Data segment:
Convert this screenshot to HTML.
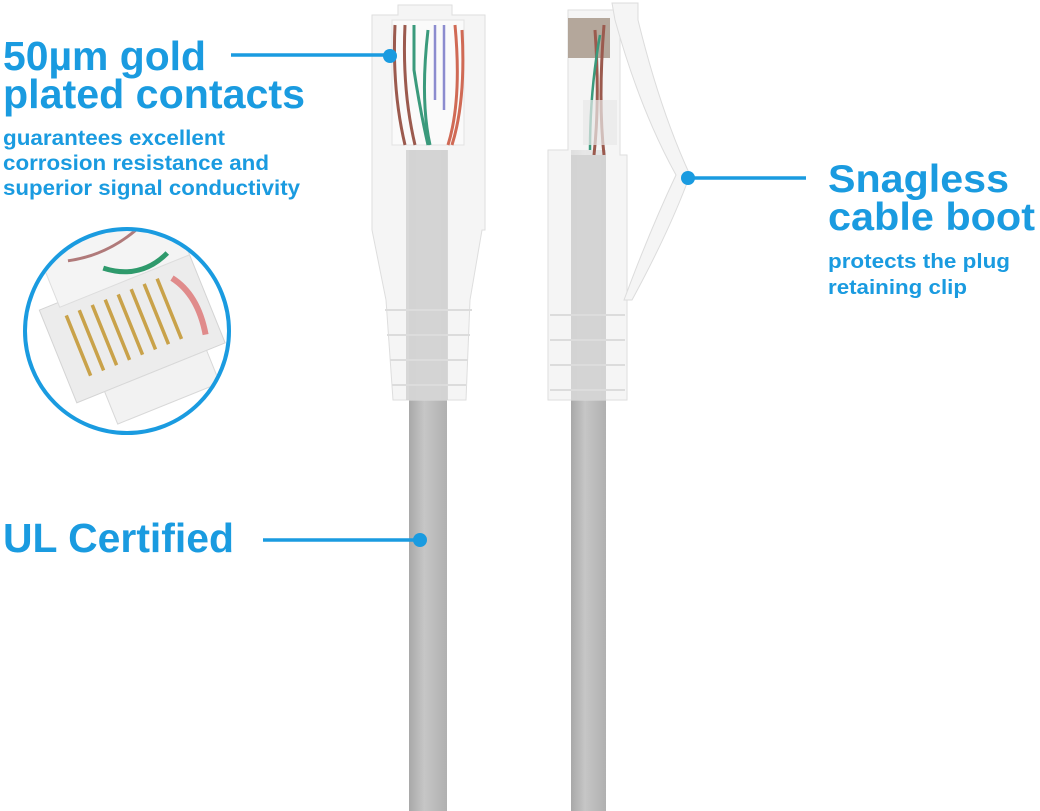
<!DOCTYPE html>
<html><head><meta charset="utf-8"><style>
body{margin:0;width:1040px;height:811px;background:#fff;overflow:hidden;font-family:"Liberation Sans",Arial,sans-serif;}
svg{position:absolute;left:0;top:0}
</style></head><body>
<svg width="1040" height="811" viewBox="0 0 1040 811">
<defs>
<linearGradient id="cab" x1="0" x2="1"><stop offset="0" stop-color="#a8a8a8"/><stop offset="0.4" stop-color="#c6c6c6"/><stop offset="1" stop-color="#b0b0b0"/></linearGradient>
<clipPath id="cc"><circle cx="127" cy="331" r="100"/></clipPath>
</defs>
<rect x="409" y="150" width="38" height="661" fill="url(#cab)"/>
<rect x="571" y="150" width="35" height="661" fill="url(#cab)"/>
<!-- left plug -->
<path d="M398 5 H452 V15 H485 V230 H482 L470 300 L466 400 H393 L386 300 L372 230 V15 H398Z" fill="#f1f1f1" fill-opacity="0.75" stroke="#dedede"/>
<rect x="392" y="20" width="72" height="125" fill="#fafafa" stroke="#e2e2e2"/>
<path d="M395 25 Q392 90 405 145 M405 25 Q402 90 415 145" stroke="#9b5a4e" stroke-width="3" fill="none"/>
<path d="M414 25 V70 Q420 110 428 145 M428 30 Q420 100 430 145" stroke="#3a9a7c" stroke-width="3" fill="none"/>
<path d="M435 25 V100 M444 25 V110" stroke="#8c8ccf" stroke-width="2.5" fill="none"/>
<path d="M455 25 Q462 100 448 145 M462 30 Q466 100 452 145" stroke="#d06a55" stroke-width="3" fill="none"/>
<rect x="406" y="150" width="42" height="250" fill="#cfcfcf" fill-opacity="0.8"/>
<g stroke="#dcdcdc" stroke-width="2"><path d="M385 310 H472 M387 335 H470 M390 360 H468 M392 385 H466"/></g>
<!-- right plug -->
<path d="M568 10 H620 V155 H627 V400 H548 V150 H568Z" fill="#f1f1f1" fill-opacity="0.75" stroke="#dedede"/>
<path d="M612 3 H638 V20 Q660 110 690 175 Q670 230 632 300 L624 300 Q650 230 676 175 Q640 110 615 20Z" fill="#f5f5f5" stroke="#dcdcdc"/>
<rect x="568" y="18" width="42" height="40" fill="#a49384" fill-opacity="0.8"/>
<path d="M595 30 Q600 100 594 155 M604 25 Q598 100 604 155" stroke="#9b5a4e" stroke-width="3" fill="none"/>
<path d="M600 35 Q590 90 590 150" stroke="#3a9a7c" stroke-width="2.5" fill="none"/>
<rect x="583" y="100" width="34" height="45" fill="#e8e8e8" fill-opacity="0.7"/>
<rect x="571" y="155" width="35" height="245" fill="#cfcfcf" fill-opacity="0.8"/>
<g stroke="#dcdcdc" stroke-width="2"><path d="M550 315 H625 M550 340 H625 M550 365 H625 M550 390 H625"/></g>
<!-- inset circle -->
<circle cx="127" cy="331" r="102" fill="#fff"/>
<g clip-path="url(#cc)">
<g transform="translate(135 320) rotate(-22)">
<rect x="-85" y="-45" width="160" height="100" fill="#ececec" stroke="#d4d4d4"/>
<rect x="-65" y="-95" width="140" height="55" fill="#f4f4f4" stroke="#dddddd"/>
<g stroke="#c9a24a" stroke-width="3.5"><path d="M-62 -30 V35 M-48 -30 V35 M-34 -30 V35 M-20 -30 V35 M-6 -30 V35 M8 -30 V35 M22 -30 V35 M36 -30 V35"/></g>
<path d="M-10 -60 Q20 -35 55 -50" stroke="#2f9a6c" stroke-width="5" fill="none"/>
<path d="M-40 -80 Q0 -70 40 -85" stroke="#b07a7a" stroke-width="3" fill="none"/>
<path d="M50 -25 Q68 0 60 40" stroke="#e08b8b" stroke-width="6" fill="none"/>
<rect x="-55" y="55" width="110" height="35" fill="#f2f2f2" stroke="#d8d8d8"/>
</g>
</g>
<circle cx="127" cy="331" r="102" fill="none" stroke="#1a9be0" stroke-width="4"/>
<!-- connectors -->
<g stroke="#1a9be0" stroke-width="3.5"><line x1="231" y1="55" x2="390" y2="55"/><line x1="690" y1="178" x2="806" y2="178"/><line x1="263" y1="540" x2="420" y2="540"/></g>
<g fill="#1a9be0"><circle cx="390" cy="56" r="7"/><circle cx="688" cy="178" r="7"/><circle cx="420" cy="540" r="7"/></g>
<g fill="#1a9be0" font-family="Liberation Sans, Arial, sans-serif" font-weight="bold">
<text x="3" y="70" font-size="41" textLength="203" lengthAdjust="spacingAndGlyphs">50µm gold</text>
<text x="3" y="108" font-size="41" textLength="302" lengthAdjust="spacingAndGlyphs">plated contacts</text>
<text x="3" y="145" font-size="21" textLength="222" lengthAdjust="spacingAndGlyphs">guarantees excellent</text>
<text x="3" y="170" font-size="21" textLength="266" lengthAdjust="spacingAndGlyphs">corrosion resistance and</text>
<text x="3" y="195" font-size="21" textLength="297" lengthAdjust="spacingAndGlyphs">superior signal conductivity</text>
<text x="828" y="192" font-size="39" textLength="181" lengthAdjust="spacingAndGlyphs">Snagless</text>
<text x="828" y="230" font-size="39" textLength="207" lengthAdjust="spacingAndGlyphs">cable boot</text>
<text x="828" y="268" font-size="20" textLength="182" lengthAdjust="spacingAndGlyphs">protects the plug</text>
<text x="828" y="294" font-size="20" textLength="139" lengthAdjust="spacingAndGlyphs">retaining clip</text>
<text x="3" y="552" font-size="41" textLength="231" lengthAdjust="spacingAndGlyphs">UL Certified</text>
</g>
</svg>
</body></html>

Given task: Reproduce the listing word for word and omit its pictures.

Finished task:
Convert this screenshot to HTML.
<!DOCTYPE html>
<html><head><meta charset="utf-8"><style>
body{margin:0;width:1040px;height:811px;background:#fff;overflow:hidden;font-family:"Liberation Sans",Arial,sans-serif;}
svg{position:absolute;left:0;top:0}
</style></head><body>
<svg width="1040" height="811" viewBox="0 0 1040 811">
<defs>
<linearGradient id="cab" x1="0" x2="1"><stop offset="0" stop-color="#a8a8a8"/><stop offset="0.4" stop-color="#c6c6c6"/><stop offset="1" stop-color="#b0b0b0"/></linearGradient>
<clipPath id="cc"><circle cx="127" cy="331" r="100"/></clipPath>
</defs>
<rect x="409" y="150" width="38" height="661" fill="url(#cab)"/>
<rect x="571" y="150" width="35" height="661" fill="url(#cab)"/>
<!-- left plug -->
<path d="M398 5 H452 V15 H485 V230 H482 L470 300 L466 400 H393 L386 300 L372 230 V15 H398Z" fill="#f1f1f1" fill-opacity="0.75" stroke="#dedede"/>
<rect x="392" y="20" width="72" height="125" fill="#fafafa" stroke="#e2e2e2"/>
<path d="M395 25 Q392 90 405 145 M405 25 Q402 90 415 145" stroke="#9b5a4e" stroke-width="3" fill="none"/>
<path d="M414 25 V70 Q420 110 428 145 M428 30 Q420 100 430 145" stroke="#3a9a7c" stroke-width="3" fill="none"/>
<path d="M435 25 V100 M444 25 V110" stroke="#8c8ccf" stroke-width="2.5" fill="none"/>
<path d="M455 25 Q462 100 448 145 M462 30 Q466 100 452 145" stroke="#d06a55" stroke-width="3" fill="none"/>
<rect x="406" y="150" width="42" height="250" fill="#cfcfcf" fill-opacity="0.8"/>
<g stroke="#dcdcdc" stroke-width="2"><path d="M385 310 H472 M387 335 H470 M390 360 H468 M392 385 H466"/></g>
<!-- right plug -->
<path d="M568 10 H620 V155 H627 V400 H548 V150 H568Z" fill="#f1f1f1" fill-opacity="0.75" stroke="#dedede"/>
<path d="M612 3 H638 V20 Q660 110 690 175 Q670 230 632 300 L624 300 Q650 230 676 175 Q640 110 615 20Z" fill="#f5f5f5" stroke="#dcdcdc"/>
<rect x="568" y="18" width="42" height="40" fill="#a49384" fill-opacity="0.8"/>
<path d="M595 30 Q600 100 594 155 M604 25 Q598 100 604 155" stroke="#9b5a4e" stroke-width="3" fill="none"/>
<path d="M600 35 Q590 90 590 150" stroke="#3a9a7c" stroke-width="2.5" fill="none"/>
<rect x="583" y="100" width="34" height="45" fill="#e8e8e8" fill-opacity="0.7"/>
<rect x="571" y="155" width="35" height="245" fill="#cfcfcf" fill-opacity="0.8"/>
<g stroke="#dcdcdc" stroke-width="2"><path d="M550 315 H625 M550 340 H625 M550 365 H625 M550 390 H625"/></g>
<!-- inset circle -->
<circle cx="127" cy="331" r="102" fill="#fff"/>
<g clip-path="url(#cc)">
<g transform="translate(135 320) rotate(-22)">
<rect x="-85" y="-45" width="160" height="100" fill="#ececec" stroke="#d4d4d4"/>
<rect x="-65" y="-95" width="140" height="55" fill="#f4f4f4" stroke="#dddddd"/>
<g stroke="#c9a24a" stroke-width="3.5"><path d="M-62 -30 V35 M-48 -30 V35 M-34 -30 V35 M-20 -30 V35 M-6 -30 V35 M8 -30 V35 M22 -30 V35 M36 -30 V35"/></g>
<path d="M-10 -60 Q20 -35 55 -50" stroke="#2f9a6c" stroke-width="5" fill="none"/>
<path d="M-40 -80 Q0 -70 40 -85" stroke="#b07a7a" stroke-width="3" fill="none"/>
<path d="M50 -25 Q68 0 60 40" stroke="#e08b8b" stroke-width="6" fill="none"/>
<rect x="-55" y="55" width="110" height="35" fill="#f2f2f2" stroke="#d8d8d8"/>
</g>
</g>
<circle cx="127" cy="331" r="102" fill="none" stroke="#1a9be0" stroke-width="4"/>
<!-- connectors -->
<g stroke="#1a9be0" stroke-width="3.5"><line x1="231" y1="55" x2="390" y2="55"/><line x1="690" y1="178" x2="806" y2="178"/><line x1="263" y1="540" x2="420" y2="540"/></g>
<g fill="#1a9be0"><circle cx="390" cy="56" r="7"/><circle cx="688" cy="178" r="7"/><circle cx="420" cy="540" r="7"/></g>
<g fill="#1a9be0" font-family="Liberation Sans, Arial, sans-serif" font-weight="bold">
<text x="3" y="70" font-size="41" textLength="203" lengthAdjust="spacingAndGlyphs">50µm gold</text>
<text x="3" y="108" font-size="41" textLength="302" lengthAdjust="spacingAndGlyphs">plated contacts</text>
<text x="3" y="145" font-size="21" textLength="222" lengthAdjust="spacingAndGlyphs">guarantees excellent</text>
<text x="3" y="170" font-size="21" textLength="266" lengthAdjust="spacingAndGlyphs">corrosion resistance and</text>
<text x="3" y="195" font-size="21" textLength="297" lengthAdjust="spacingAndGlyphs">superior signal conductivity</text>
<text x="828" y="192" font-size="39" textLength="181" lengthAdjust="spacingAndGlyphs">Snagless</text>
<text x="828" y="230" font-size="39" textLength="207" lengthAdjust="spacingAndGlyphs">cable boot</text>
<text x="828" y="268" font-size="20" textLength="182" lengthAdjust="spacingAndGlyphs">protects the plug</text>
<text x="828" y="294" font-size="20" textLength="139" lengthAdjust="spacingAndGlyphs">retaining clip</text>
<text x="3" y="552" font-size="41" textLength="231" lengthAdjust="spacingAndGlyphs">UL Certified</text>
</g>
</svg>
</body></html>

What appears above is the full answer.